Colantonio Inc.
- Industry: General contractor
- Founded: 1978
- Headquarters: Holliston, Massachusetts (HQ)
- Area served: New England
- Key people: Francis P Colantonio (Chairman and Chief Executive Officer) George Willwerth II (President)
- Products: Construction Management; Pre-construction Services;
- Revenue: $128,000,000
- Website: http://www.colantonioinc.com/

= Colantonio =

General contractor headquartered in Holliston, Massachusetts

Colantonio is a general contractor headquartered in Holliston, Massachusetts. The firm offers preconstruction, general contracting, and construction management services with specialization in academic, affordable housing, municipal, and historical restoration markets.

==Notable work==

===State House Senate Chamber renovations===
Colantonio. partnered with the Division of Capital Asset Management and Maintenance, the Bureau of the State House and CBT Architects to restore the historic Senate Chamber of the Massachusetts State House in Boston. The project received the 2020 Associated General Contractors Build America Award; the 2019 Associated General Contractors of Massachusetts Build NE Performance Award; the 2019 Boston Society of Architects Accessible Design Award; and the 2019 Massachusetts Historical Commission Award for Rehabilitation & Restoration.

===Fitchburg Yarn Works===
Colantonio renovated the historic Fitchburg Yarn Mill in Fitchburg, Massachusetts into the 96-unit Yarn Works Apartments for WinnCompanies with designer The Architectural Team. The building was added to the National Register of Historic Places on December 6, 2016. The project received the 2018 Massachusetts Historical Commission Award for Rehabilitation and Restoration and the 2019 Preservation Massachusetts Mayor Thomas M. Menino Legacy Award.

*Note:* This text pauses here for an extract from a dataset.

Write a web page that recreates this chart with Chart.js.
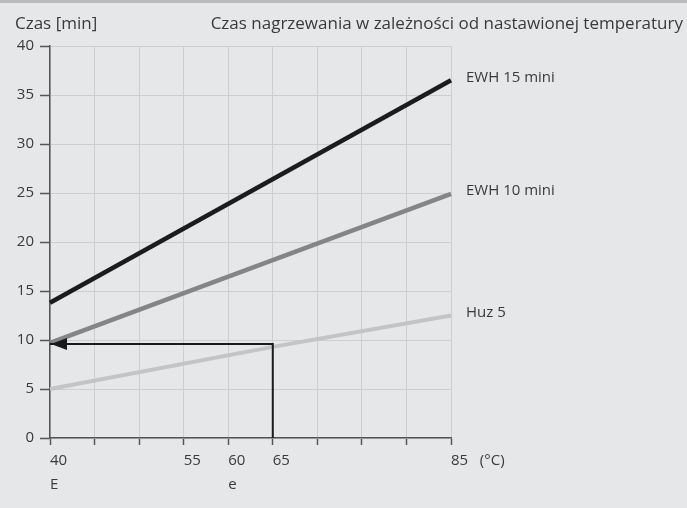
<!DOCTYPE html>
<html>
<head>
<meta charset="utf-8">
<script src="https://cdn.jsdelivr.net/npm/chart.js@4/dist/chart.umd.min.js"></script>
<style>
  html, body { margin: 0; padding: 0; background: #e6e7e8; }
  #wrap { position: relative; width: 687px; height: 508px; }
  #strip { position: absolute; left: 0; top: 0; width: 687px; height: 3px; background: #b9babc; }
</style>
</head>
<body>
<div id="wrap">
  <canvas id="chart" width="687" height="508"></canvas>
  <div id="strip"></div>
</div>
<script>
// temperature (°C) -> heating time (min)
const seriesNames = ['EWH 15 mini', 'EWH 10 mini', 'Huz 5'];
const ewh15 = [{x: 40, y: 13.8}, {x: 85, y: 36.5}];
const ewh10 = [{x: 40, y: 9.7}, {x: 85, y: 24.9}];
const huz5 = [{x: 40, y: 5}, {x: 65, y: 9.3}, {x: 85, y: 12.5}];
// reading example: 65 °C -> ~9.6 min
const readPath = [{x: 65, y: 0}, {x: 65, y: 9.6}, {x: 40, y: 9.6}];

const xTickLabels = {40: ['40', 'E'], 55: ['55'], 60: ['60', 'e'], 65: ['65'], 85: ['85   (°C)']};
const yTitle = 'Czas [min]';
const chartTitle = 'Czas nagrzewania w zależności od nastawionej temperatury';

const FONT = "'Open Sans', sans-serif";
const textColor = '#3a3a3a';

const annotate = {
    id: 'annotate',
    afterDatasetsDraw(chart) {
        const ctx = chart.ctx;
        const xs = chart.scales.x, ys = chart.scales.y;
        ctx.save();

        // arrow head at the end of the reading path
        const tip = readPath[readPath.length - 1];
        const tx = xs.getPixelForValue(tip.x), ty = ys.getPixelForValue(tip.y);
        ctx.fillStyle = '#1a1a1a';
        ctx.beginPath();
        ctx.moveTo(tx + 1, ty);
        ctx.lineTo(tx + 17, ty - 6);
        ctx.lineTo(tx + 17, ty + 6);
        ctx.closePath();
        ctx.fill();

        // series names next to line ends
        ctx.fillStyle = textColor;
        ctx.font = '15px ' + FONT;
        ctx.textAlign = 'left';
        ctx.textBaseline = 'middle';
        chart.data.datasets.forEach(function(ds) {
            if (!seriesNames.includes(ds.label)) return;
            const last = ds.data[ds.data.length - 1];
            ctx.fillText(ds.label, xs.getPixelForValue(last.x) + 15, ys.getPixelForValue(last.y) - 3);
        });

        // titles
        ctx.font = '17px ' + FONT;
        ctx.textBaseline = 'alphabetic';
        ctx.fillText(yTitle, 15, 29);
        ctx.textAlign = 'right';
        ctx.fillText(chartTitle, 683, 29);
        ctx.restore();
    }
};

new Chart(document.getElementById('chart'), {
    type: 'line',
    data: {
        datasets: [
            {label: 'odczyt', data: readPath, borderColor: '#1a1a1a', borderWidth: 2, order: 0},
            {label: seriesNames[0], data: ewh15, borderColor: '#1c1c1c', borderWidth: 4.5, order: 1},
            {label: seriesNames[1], data: ewh10, borderColor: '#858585', borderWidth: 4.5, order: 2},
            {label: seriesNames[2], data: huz5, borderColor: '#c3c4c5', borderWidth: 4, order: 3}
        ]
    },
    options: {
        responsive: false,
        animation: false,
        clip: false,
        elements: {point: {radius: 0}, line: {tension: 0}},
        layout: {padding: {top: 46, right: 236, left: 0, bottom: 0}},
        plugins: {legend: {display: false}, tooltip: {enabled: false}},
        scales: {
            x: {
                type: 'linear',
                min: 40,
                max: 85,
                afterFit: function(s) { s.height = 70; },
                grid: {color: '#cdced0', lineWidth: 1, tickColor: '#555', tickWidth: 1.5, tickLength: 7},
                border: {color: '#555', width: 1.5},
                ticks: {
                    stepSize: 5,
                    autoSkip: false,
                    maxRotation: 0,
                    align: 'start',
                    padding: 3,
                    color: textColor,
                    font: {family: FONT, size: 15, lineHeight: 1.65},
                    callback: function(v) { return xTickLabels[v] || ''; }
                }
            },
            y: {
                min: 0,
                max: 40,
                afterFit: function(s) { s.width = 50; },
                grid: {color: '#cdced0', lineWidth: 1, tickColor: '#555', tickWidth: 1.5, tickLength: 10},
                border: {color: '#555', width: 1.5},
                ticks: {
                    stepSize: 5,
                    padding: 6,
                    color: textColor,
                    font: {family: FONT, size: 15}
                }
            }
        }
    },
    plugins: [annotate]
});
</script>
</body>
</html>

===Marathon Elementary School===
Colantonio built the new Marathon Elementary School in Hopkinton, Massachusetts. The firm partnered with Compass Project Management and DRA Architects to build the 88,700 sqft facility for the town's 475 pre-K, kindergarten, and first-grade students. The project is LEED Silver Certified by the U.S. Green Building Council.

===New Public Works facility===
Colantonio built a new public works facility in Medway, Massachusetts in partnership with Compass Project Management and Helene Karl Architects. Its expansive photovoltaic array system was designed to provide one hundred percent of the building’s energy needs and will seek zero energy certification by the International Living Future Institute.